Но участникам похорон из правящей верхушки было, конечно, не до уличного юмора. Проснувшись на следующий день после смерти Петра, они не смогли не ощутить, что ситуация коренным образом изменилась, что отныне так, как было при Петре, уже не будет никогда, ибо все, что делал Петр, правильно или неправильно, было освящено его огромным авторитетом, его поистине безграничной властью, полученной им давно и по праву рождения не нуждавшейся в доказательствах и обоснованиях. Самые близкие к нему сановники были под сильным влиянием личности реформатора, они смотрели на мир его глазами, поэтому многие недостатки и пороки системы ими преуменьшались или казались легко исправимыми, а решения даже самых сложных проблем – простыми, так как всегда всю ответственность за последствия брал на себя Петр – истинный руководитель страны, мозг и душа начатого им же грандиозного дела.
Бронзовая маска Петра I.
После смерти его все переменилось.
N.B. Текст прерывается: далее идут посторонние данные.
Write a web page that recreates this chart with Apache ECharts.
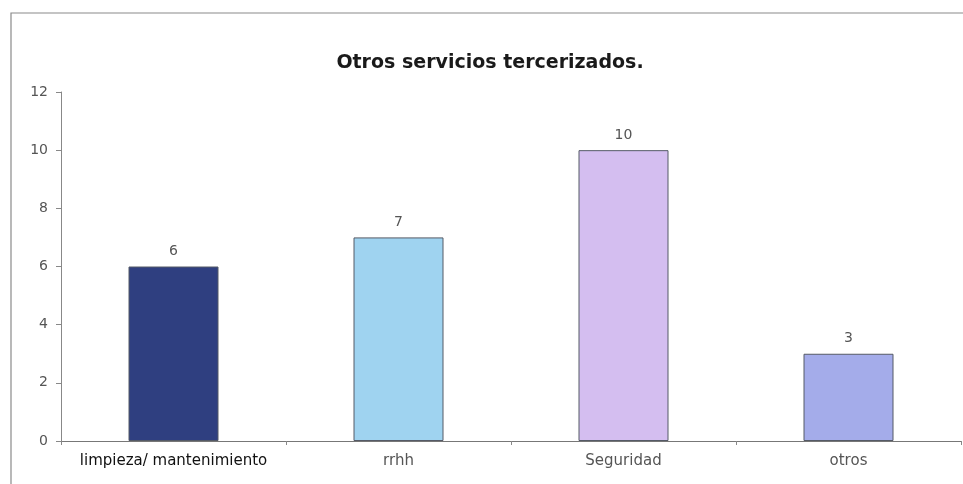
<!DOCTYPE html>
<html>
<head>
<meta charset="utf-8">
<script src="https://cdn.jsdelivr.net/npm/echarts@6/dist/echarts.min.js"></script>
<style>
  html, body { margin: 0; padding: 0; background: #fff; }
  #chart { width: 963px; height: 484px; }
</style>
</head>
<body>
<div id="chart"></div>
<script>
// Services outsourced, count per category
const categories = ['limpieza/ mantenimiento', 'rrhh', 'Seguridad', 'otros'];
const counts = [6, 7, 10, 3];
const barColors = ['#2f3f80', '#9fd3f0', '#d4bef0', '#a4acea'];
const yTicks = { min: 0, max: 12, interval: 2 };

const FONT = '"DejaVu Sans", Verdana, sans-serif';

const chart = echarts.init(document.getElementById('chart'), null, { renderer: 'canvas' });

chart.setOption({
  animation: false,
  backgroundColor: '#ffffff',
  title: {
    text: 'Otros servicios tercerizados.',
    left: 485,
    top: 49,
    textAlign: 'center',
    textStyle: {
      fontFamily: FONT,
      fontSize: 19,
      fontWeight: 'bold',
      color: '#1a1a1a'
    }
  },
  graphic: [{
    type: 'rect',
    shape: { x: 11, y: 13, width: 1200, height: 1000 },
    style: { fill: 'none', stroke: '#8a8a8a', lineWidth: 1.2 },
    silent: true
  }],
  grid: { left: 61, top: 92, width: 900, height: 349, containLabel: false },
  xAxis: {
    type: 'category',
    data: categories,
    axisLine: { lineStyle: { color: '#777', width: 1 } },
    axisTick: { show: true, interval: 0, alignWithLabel: false, length: 4, lineStyle: { color: '#888' } },
    axisLabel: {
      interval: 0,
      hideOverlap: false,
      margin: 13,
      fontFamily: FONT,
      fontSize: 15,
      color: '#555',
      formatter: function (v, i) { return i === 0 ? '{b|' + v + '}' : v; },
      rich: { b: { color: '#111', fontSize: 15, fontFamily: FONT } }
    }
  },
  yAxis: {
    type: 'value',
    min: yTicks.min,
    max: yTicks.max,
    interval: yTicks.interval,
    axisLine: { show: true, lineStyle: { color: '#888', width: 1 } },
    axisTick: { show: true, length: 5, lineStyle: { color: '#888' } },
    splitLine: { show: false },
    axisLabel: {
      margin: 13,
      fontFamily: FONT,
      fontSize: 14,
      color: '#555'
    }
  },
  series: [{
    type: 'bar',
    data: counts.map((v, i) => ({
      value: v,
      itemStyle: { color: barColors[i] }
    })),
    barWidth: '40%',
    itemStyle: { borderColor: '#555a66', borderWidth: 1 },
    label: {
      show: true,
      position: 'top',
      distance: 8,
      fontFamily: FONT,
      fontSize: 14,
      color: '#555'
    }
  }]
});
</script>
</body>
</html>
Екатерина управлять не могла, тяжесть бремени правления и ответственность теперь ложились на «принципалов», которые, вроде бы дружно поначалу взявшись за тяжкое бревно власти, несли его с разной степенью усердия и напряжения, ссорились и подсиживали друг друга. Реформы не были завершены, и, стоя в недостроенном Петропавловском соборе в тот момент, когда гроб с телом Петра ставили в крошечную часовню (из которой его перенесли в подготовленную гробницу лишь в 1731 году), они имели перед собой поразительную аллегорическую картину состояния страны в момент смерти Петра: великолепная гигантская колокольня с ангелом на шпиле возносилась на головокружительную высоту, а стены по всему периметру огромного собора были не выше человеческого роста. Но если блестящий зодчий итальянец Доменико Трезини имел утвержденный царем план строительства кафедрального собора и знал наверняка, что и когда делать, то блестящая свита Петра не получила от покойного императора ни указаний, ни советов, никакого плана того, что необходимо предпринять.